Hunt County Sheriff Randy Meeks announced Tuesday in a press release that he has "made the decision to alter the decals on [their] patrol vehicles and…added "In God we trust."

Meeks said hearing the controversy in Childress sparked the idea in him.

"I wish I'd thought of it first," Meeks said. "We can give [officers] bulletproof vests, we can equip them with the best guns, but ultimately when they go out there in the field and risk their lives, it's really in God's hands."

Meeks said it took about week for the department to order and affix the motto onto Hunt county vehicles.

Now displayed on 16 patrol vehicles, he said feedback on the decals that cost about $1000 has been mostly positive.

"People have said 'way to go' and 'thank you for keeping our county safe,'" Meeks said. "I've had a few negative comments about taxpayers' money and separation of church and state."

Meeks said he expects that organizations like FFRF may contact him about the decals in the future, but he said that does not worry him.

"I believe the First Amendment gives us the right to worship our creator the way that we want to, our country was founded on God," Meeks said. "It's time for us to make a stand and get back on track."

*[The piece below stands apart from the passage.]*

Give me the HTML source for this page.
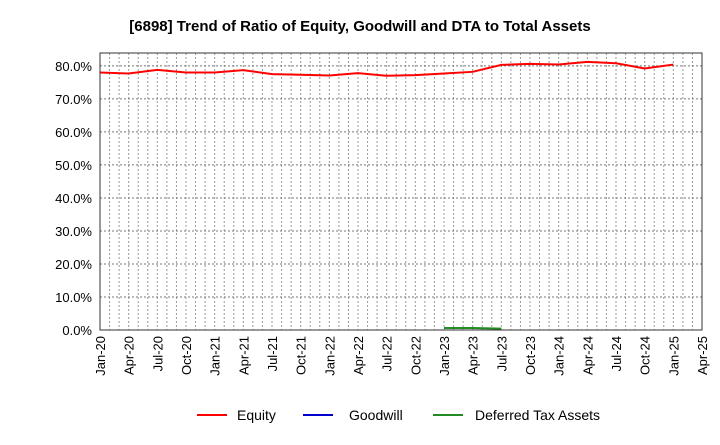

Many of those in Hunt County, like Chris Hayes, support the sheriff's decision.

"I think it's a good thing if [Meeks is] standing up for [God]," said Hayes. "Not if he's doing it just for attention for the city, but if he's doing it for the right reasons, I think it's right."

Brian Champion also agreed with the new decals, despite how non-Christians may react.

"It might be an offense to other people, but there's only one God and he put us all here for a reason," Champion said.

Ultimately Meeks said the decals boost the morale of his officers.

"I didn't do this to send a message to anyone other than my troops," Meeks said.